I realize now, with not a little guilt, how much I benefited from a revolution fought before I was adult that I took no part in crafting. Entering the professional world after college in the mid-1980s, I had expectations that a college graduate couldn’t have had, even ten years before.
My first job was as a copy editor at a New York City publishing firm. My manager, a senior editor, was a terrific role model who encouraged me. I was promoted after ten months there. Gender didn’t seem to enter into the equation in any great part; if one was a good editor, one’s work was appreciated, and promotions were common.
I left the publishing world when I was head-hunted away for a technical writing position at New York’s top “white-shoe” investment banking firm. As there were not many technical writers in the job market at the time, I landed the job and a healthy salary increase, and began the traditional ascent in the corporate world. I was hired when I was 25, and by the time I was 33, I was a vice president.
After my first year as a writer, I was dispatched downtown to their Wall Street offices to manage a group in the securities operations area; a daunting task at the time. It was a male-dominated workplace, and I was viewed with suspicion, both as a woman in management and a college graduate. I am sure a lot of office time went into speculating whom I was sleeping with, to be promoted into management so quickly, but I hadn’t time to worry about that. I was working 16 hours a day, trying to carry on a relationship, and enjoy a healthy social life.
Those were heady days. It was the late 1980s and early 1990s, and life was good for someone working on Wall Street. We left work after 8 pm in limousines, and went out for drinks. There were annual bonuses and profit sharing and generous benefits. There were subtle shades of discrimination, to be sure, against women; there were less than five women in management in my area.
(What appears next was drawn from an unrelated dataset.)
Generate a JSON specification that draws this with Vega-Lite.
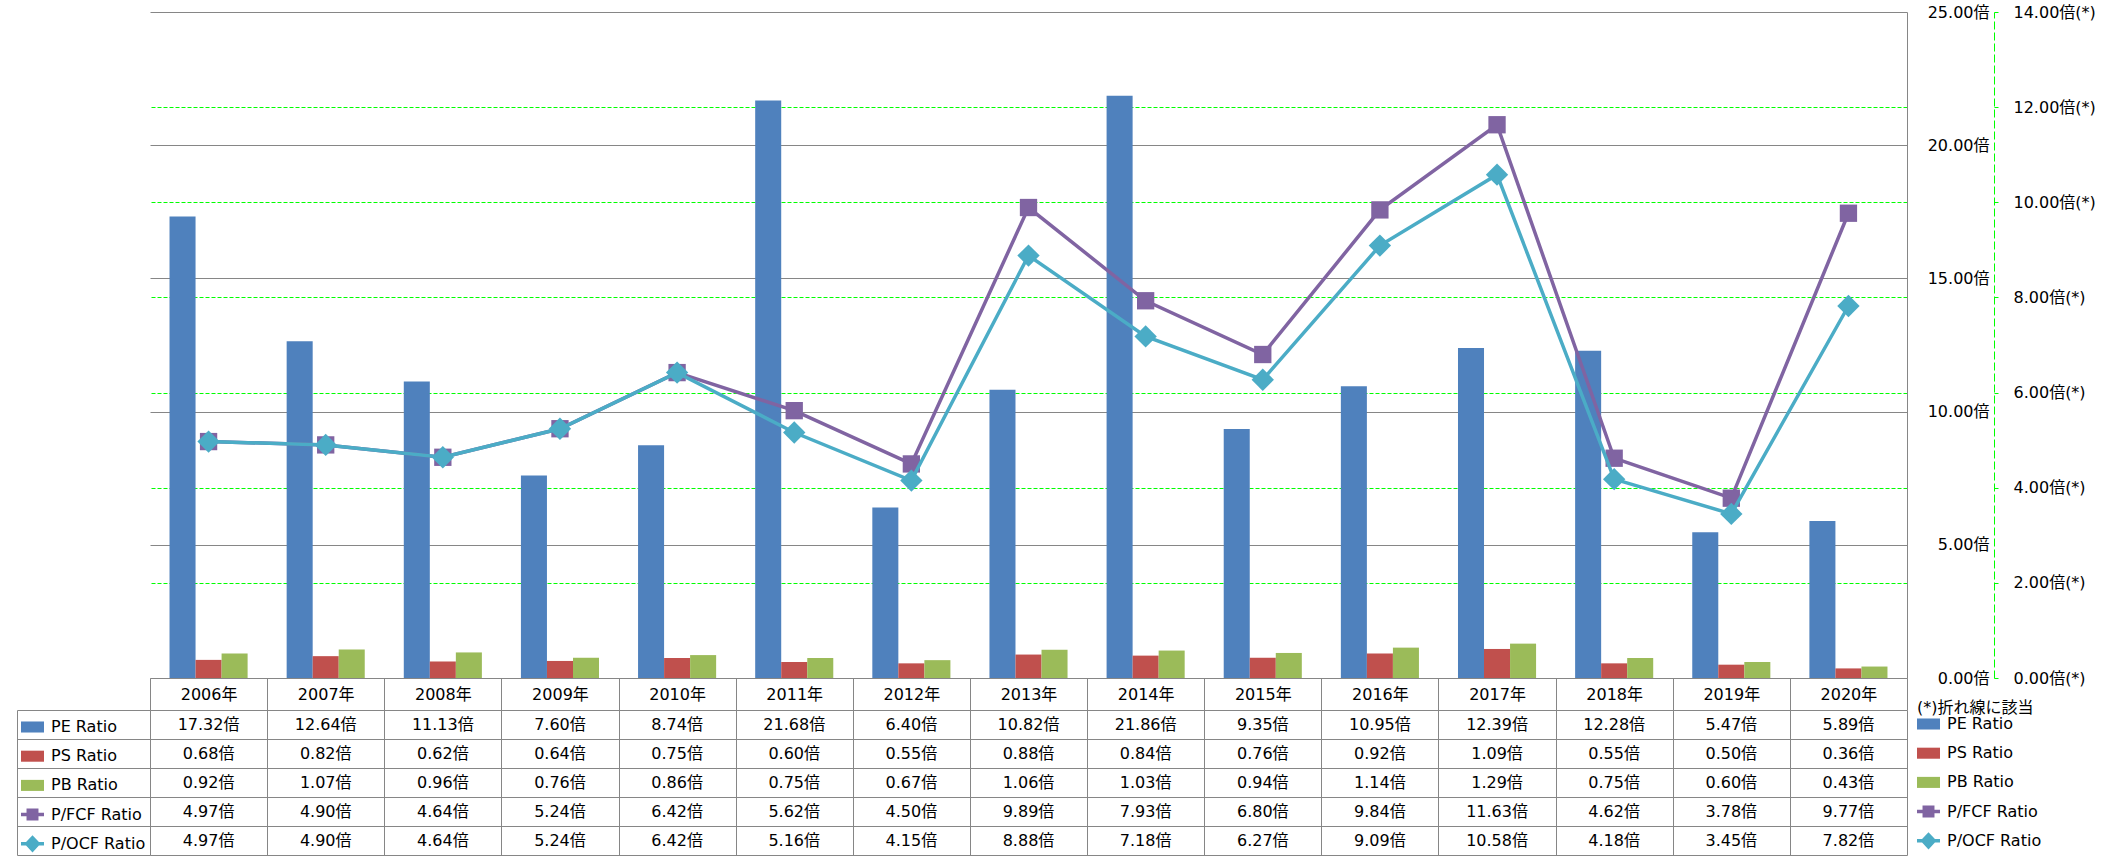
{
  "$schema": "https://vega.github.io/schema/vega-lite/v6.json",
  "padding": {"left": 16, "top": 4, "right": 0, "bottom": 0},
  "background": "white",
  "bounds": "flush",
  "spacing": 32,
  "resolve": {"scale": {"color": "independent"}, "legend": {"color": "independent"}},
  "config": {
    "font": "DejaVu Sans, Noto Sans CJK JP",
    "view": {"stroke": null},
    "axis": {"labelFont": "DejaVu Sans, Noto Sans CJK JP", "labelFontSize": 16, "labelColor": "#000000", "gridColor": "#868686", "domainColor": "#868686", "tickColor": "#868686", "titleFontSize": 16},
    "legend": {"symbolSize": 529, "rowPadding": 9.2, "labelOffset": 7, "labelFont": "DejaVu Sans, Noto Sans CJK JP", "labelFontSize": 16, "labelColor": "#000000", "padding": 0, "titleFont": "DejaVu Sans, Noto Sans CJK JP", "titleFontSize": 16, "titleFontWeight": "normal", "titleColor": "#000000", "titlePadding": -3, "labelLimit": 300, "titleLimit": 300}
  },
  "datasets": {
    "ratios": [
      {"year": "2006年", "series": "PE Ratio", "value": 17.32},
      {"year": "2007年", "series": "PE Ratio", "value": 12.64},
      {"year": "2008年", "series": "PE Ratio", "value": 11.13},
      {"year": "2009年", "series": "PE Ratio", "value": 7.60},
      {"year": "2010年", "series": "PE Ratio", "value": 8.74},
      {"year": "2011年", "series": "PE Ratio", "value": 21.68},
      {"year": "2012年", "series": "PE Ratio", "value": 6.40},
      {"year": "2013年", "series": "PE Ratio", "value": 10.82},
      {"year": "2014年", "series": "PE Ratio", "value": 21.86},
      {"year": "2015年", "series": "PE Ratio", "value": 9.35},
      {"year": "2016年", "series": "PE Ratio", "value": 10.95},
      {"year": "2017年", "series": "PE Ratio", "value": 12.39},
      {"year": "2018年", "series": "PE Ratio", "value": 12.28},
      {"year": "2019年", "series": "PE Ratio", "value": 5.47},
      {"year": "2020年", "series": "PE Ratio", "value": 5.89},
      {"year": "2006年", "series": "PS Ratio", "value": 0.68},
      {"year": "2007年", "series": "PS Ratio", "value": 0.82},
      {"year": "2008年", "series": "PS Ratio", "value": 0.62},
      {"year": "2009年", "series": "PS Ratio", "value": 0.64},
      {"year": "2010年", "series": "PS Ratio", "value": 0.75},
      {"year": "2011年", "series": "PS Ratio", "value": 0.60},
      {"year": "2012年", "series": "PS Ratio", "value": 0.55},
      {"year": "2013年", "series": "PS Ratio", "value": 0.88},
      {"year": "2014年", "series": "PS Ratio", "value": 0.84},
      {"year": "2015年", "series": "PS Ratio", "value": 0.76},
      {"year": "2016年", "series": "PS Ratio", "value": 0.92},
      {"year": "2017年", "series": "PS Ratio", "value": 1.09},
      {"year": "2018年", "series": "PS Ratio", "value": 0.55},
      {"year": "2019年", "series": "PS Ratio", "value": 0.50},
      {"year": "2020年", "series": "PS Ratio", "value": 0.36},
      {"year": "2006年", "series": "PB Ratio", "value": 0.92},
      {"year": "2007年", "series": "PB Ratio", "value": 1.07},
      {"year": "2008年", "series": "PB Ratio", "value": 0.96},
      {"year": "2009年", "series": "PB Ratio", "value": 0.76},
      {"year": "2010年", "series": "PB Ratio", "value": 0.86},
      {"year": "2011年", "series": "PB Ratio", "value": 0.75},
      {"year": "2012年", "series": "PB Ratio", "value": 0.67},
      {"year": "2013年", "series": "PB Ratio", "value": 1.06},
      {"year": "2014年", "series": "PB Ratio", "value": 1.03},
      {"year": "2015年", "series": "PB Ratio", "value": 0.94},
      {"year": "2016年", "series": "PB Ratio", "value": 1.14},
      {"year": "2017年", "series": "PB Ratio", "value": 1.29},
      {"year": "2018年", "series": "PB Ratio", "value": 0.75},
      {"year": "2019年", "series": "PB Ratio", "value": 0.60},
      {"year": "2020年", "series": "PB Ratio", "value": 0.43},
      {"year": "2006年", "series": "P/FCF Ratio", "value": 4.97},
      {"year": "2007年", "series": "P/FCF Ratio", "value": 4.90},
      {"year": "2008年", "series": "P/FCF Ratio", "value": 4.64},
      {"year": "2009年", "series": "P/FCF Ratio", "value": 5.24},
      {"year": "2010年", "series": "P/FCF Ratio", "value": 6.42},
      {"year": "2011年", "series": "P/FCF Ratio", "value": 5.62},
      {"year": "2012年", "series": "P/FCF Ratio", "value": 4.50},
      {"year": "2013年", "series": "P/FCF Ratio", "value": 9.89},
      {"year": "2014年", "series": "P/FCF Ratio", "value": 7.93},
      {"year": "2015年", "series": "P/FCF Ratio", "value": 6.80},
      {"year": "2016年", "series": "P/FCF Ratio", "value": 9.84},
      {"year": "2017年", "series": "P/FCF Ratio", "value": 11.63},
      {"year": "2018年", "series": "P/FCF Ratio", "value": 4.62},
      {"year": "2019年", "series": "P/FCF Ratio", "value": 3.78},
      {"year": "2020年", "series": "P/FCF Ratio", "value": 9.77},
      {"year": "2006年", "series": "P/OCF Ratio", "value": 4.97},
      {"year": "2007年", "series": "P/OCF Ratio", "value": 4.90},
      {"year": "2008年", "series": "P/OCF Ratio", "value": 4.64},
      {"year": "2009年", "series": "P/OCF Ratio", "value": 5.24},
      {"year": "2010年", "series": "P/OCF Ratio", "value": 6.42},
      {"year": "2011年", "series": "P/OCF Ratio", "value": 5.16},
      {"year": "2012年", "series": "P/OCF Ratio", "value": 4.15},
      {"year": "2013年", "series": "P/OCF Ratio", "value": 8.88},
      {"year": "2014年", "series": "P/OCF Ratio", "value": 7.18},
      {"year": "2015年", "series": "P/OCF Ratio", "value": 6.27},
      {"year": "2016年", "series": "P/OCF Ratio", "value": 9.09},
      {"year": "2017年", "series": "P/OCF Ratio", "value": 10.58},
      {"year": "2018年", "series": "P/OCF Ratio", "value": 4.18},
      {"year": "2019年", "series": "P/OCF Ratio", "value": 3.45},
      {"year": "2020年", "series": "P/OCF Ratio", "value": 7.82}
    ]
  },
  "vconcat": [
    {
      "width": 1757,
      "height": 666,
      "data": {"name": "ratios"},
      "layer": [
        {
          "transform": [{"filter": "indexof(['PE Ratio','PS Ratio','PB Ratio'], datum.series) >= 0"}],
          "mark": {"type": "bar"},
          "encoding": {
            "x": {
              "field": "year", "type": "nominal",
              "scale": {"domain": ["2006年","2007年","2008年","2009年","2010年","2011年","2012年","2013年","2014年","2015年","2016年","2017年","2018年","2019年","2020年"], "paddingInner": 0, "paddingOuter": 0},
              "axis": {"orient": "bottom", "title": null, "tickBand": "extent", "tickSize": 32, "labelPadding": -16, "labelBaseline": "middle", "labelAngle": 0, "grid": false, "domain": true}
            },
            "xOffset": {"field": "series", "type": "nominal", "scale": {"domain": ["PE Ratio","PS Ratio","PB Ratio"], "paddingInner": 0, "paddingOuter": 0.75}},
            "y": {
              "field": "value", "type": "quantitative",
              "scale": {"domain": [0, 25]},
              "axis": {"orient": "right", "title": null, "values": [0, 5, 10, 15, 20, 25], "labelExpr": "format(datum.value, '.2f') + '倍'", "ticks": false, "tickSize": 0, "labelPadding": 82, "labelAlign": "right", "labelBaseline": "middle", "grid": true, "domain": true}
            },
            "color": {
              "field": "series", "type": "nominal",
              "scale": {"domain": ["PE Ratio","PS Ratio","PB Ratio","P/FCF Ratio","P/OCF Ratio"], "range": ["#4F81BD","#C0504D","#9BBB59","#8064A2","#4BACC6"]},
              "legend": {
                "orient": "none", "legendX": 1767, "legendY": 687.5,
                "title": "(*)折れ線に該当",
                "encode": {"symbols": {"update": {
                  "shape": {"signal": "datum.value === 'P/FCF Ratio' ? 'M-1,-0.15H-0.52V-0.52H0.52V-0.15H1V0.15H0.52V0.52H-0.52V0.15H-1Z' : datum.value === 'P/OCF Ratio' ? 'M-1,-0.15H-0.56L0,-0.75L0.56,-0.15H1V0.15H0.56L0,0.75L-0.56,0.15H-1Z' : 'M-1,-0.48H1V0.48H-1Z'"},
                  "fill": {"signal": "datum.value === 'PE Ratio' ? '#4F81BD' : datum.value === 'PS Ratio' ? '#C0504D' : datum.value === 'PB Ratio' ? '#9BBB59' : datum.value === 'P/FCF Ratio' ? '#8064A2' : '#4BACC6'"},
                  "stroke": {"value": "transparent"},
                  "strokeWidth": {"value": 0},
                  "size": {"value": 529},
                  "opacity": {"value": 1}
                }}}
              }
            }
          }
        },
        {
          "layer": [
            {
              "transform": [{"filter": "datum.series === 'P/FCF Ratio'"}],
              "mark": {"type": "line", "strokeWidth": 3.5, "point": {"shape": "square", "size": 300, "filled": true}},
              "encoding": {
                "x": {"field": "year", "type": "nominal"},
                "y": {
                  "field": "value", "type": "quantitative",
                  "scale": {"domain": [0, 14]},
                  "axis": {"orient": "right", "offset": 87, "title": null, "values": [0, 2, 4, 6, 8, 10, 12, 14], "labelExpr": "format(datum.value, '.2f') + '倍(*)'", "tickSize": 4, "tickColor": "#00FF00", "labelPadding": 15, "labelAlign": "left", "labelBaseline": "middle", "domainColor": "#00FF00", "domainDash": [8, 3], "grid": true, "gridColor": "#00FF00", "gridDash": [4, 2], "gridOpacity": {"condition": {"test": "datum.value === 0 || datum.value === 14", "value": 0}, "value": 1}}
                },
                "color": {"field": "series", "type": "nominal"}
              }
            },
            {
              "transform": [{"filter": "datum.series === 'P/OCF Ratio'"}],
              "mark": {"type": "line", "strokeWidth": 3.5, "point": {"shape": "diamond", "size": 500, "filled": true}},
              "encoding": {
                "x": {"field": "year", "type": "nominal"},
                "y": {"field": "value", "type": "quantitative"},
                "color": {"field": "series", "type": "nominal"}
              }
            }
          ]
        }
      ],
      "resolve": {"scale": {"y": "independent"}}
    },
    {
      "width": 1757,
      "height": 145,
      "data": {"name": "ratios"},
      "layer": [
        {
          "mark": {"type": "text", "fontSize": 16, "font": "DejaVu Sans, Noto Sans CJK JP", "color": "#000000", "baseline": "middle", "align": "center", "text": {"expr": "format(datum.value, '.2f') + '倍'"}},
          "encoding": {
            "x": {
              "field": "year", "type": "nominal",
              "scale": {"domain": ["2006年","2007年","2008年","2009年","2010年","2011年","2012年","2013年","2014年","2015年","2016年","2017年","2018年","2019年","2020年"], "paddingInner": 0, "paddingOuter": 0},
              "axis": {"orient": "top", "title": null, "tickBand": "extent", "grid": true, "labels": false, "ticks": false, "domain": false}
            },
            "y": {
              "field": "series", "type": "nominal",
              "scale": {"domain": ["PE Ratio","PS Ratio","PB Ratio","P/FCF Ratio","P/OCF Ratio"], "paddingInner": 0, "paddingOuter": 0},
              "axis": {"orient": "left", "title": null, "tickBand": "extent", "grid": true, "labels": false, "ticks": true, "tickSize": 133, "domain": true}
            }
          }
        },
        {
          "mark": {"type": "bar", "opacity": 0},
          "encoding": {
            "x": {"field": "year", "type": "nominal"},
            "y": {
              "field": "series", "type": "nominal",
              "scale": {"domain": ["PE Ratio","PS Ratio","PB Ratio","P/FCF Ratio","P/OCF Ratio"], "paddingInner": 0, "paddingOuter": 0},
              "axis": {"orient": "left", "title": null, "offset": 133, "labels": false, "ticks": false, "grid": false, "domain": true}
            },
            "color": {
              "field": "series", "type": "nominal",
              "scale": {"domain": ["PE Ratio","PS Ratio","PB Ratio","P/FCF Ratio","P/OCF Ratio"], "range": ["#4F81BD","#C0504D","#9BBB59","#8064A2","#4BACC6"]},
              "legend": {
                "orient": "none", "legendX": -129, "legendY": 5.5,
                "title": null,
                "encode": {"symbols": {"update": {
                  "shape": {"signal": "datum.value === 'P/FCF Ratio' ? 'M-1,-0.15H-0.52V-0.52H0.52V-0.15H1V0.15H0.52V0.52H-0.52V0.15H-1Z' : datum.value === 'P/OCF Ratio' ? 'M-1,-0.15H-0.56L0,-0.75L0.56,-0.15H1V0.15H0.56L0,0.75L-0.56,0.15H-1Z' : 'M-1,-0.48H1V0.48H-1Z'"},
                  "fill": {"signal": "datum.value === 'PE Ratio' ? '#4F81BD' : datum.value === 'PS Ratio' ? '#C0504D' : datum.value === 'PB Ratio' ? '#9BBB59' : datum.value === 'P/FCF Ratio' ? '#8064A2' : '#4BACC6'"},
                  "stroke": {"value": "transparent"},
                  "strokeWidth": {"value": 0},
                  "size": {"value": 529},
                  "opacity": {"value": 1}
                }}}
              }
            }
          }
        }
      ],
      "resolve": {"scale": {"y": "independent"}}
    }
  ]
}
But we worked very hard, put in long hours, and hard work was recognized and rewarded, regardless of gender. I was lucky enough to work for fair-minded, smart people who thought in terms of contribution, and not gender.
And even so: how much I took for granted! Just ten years earlier, the firm would not have placed me in a securities operations area as a woman, much less as a manager. They would not have given me the chance to work as hard as I did; it would not have been expected, and probably discouraged. I would have been too busy looking for a husband to work as hard as I did, earning a rapid series of promotions and rewards.
I didn’t often stop in those times, or after, to reflect on the drastic social changes that were fought for at tremendous cost that had made these choices and rewards possible. I never said “thank you” to an older woman who was a part of the movement, or recognized their efforts in writing.
I’m ashamed of that now, and I recognize a huge debt that I owe to the movement that Betty Friedan, Gloria Steinem, and so many other waged just a few decades before. That debt is not only about the ease with which I navigated professional ladders, but also in the reproductive choices I had. My peers and I lived comfortably with an array of choices of birth control, and in a society where abortion was legal for as long as we could remember.
To all those named and nameless women who helped clear the path, and who made it possible for me to enjoy a workplace where discrimination, if not absent, was recognized and muted, I owe a tremendous debt. Perhaps the best way to repay that is to pay it forward; to help increase awareness amongst those in the generations that followed mine just how hard-won the rights we take for granted were.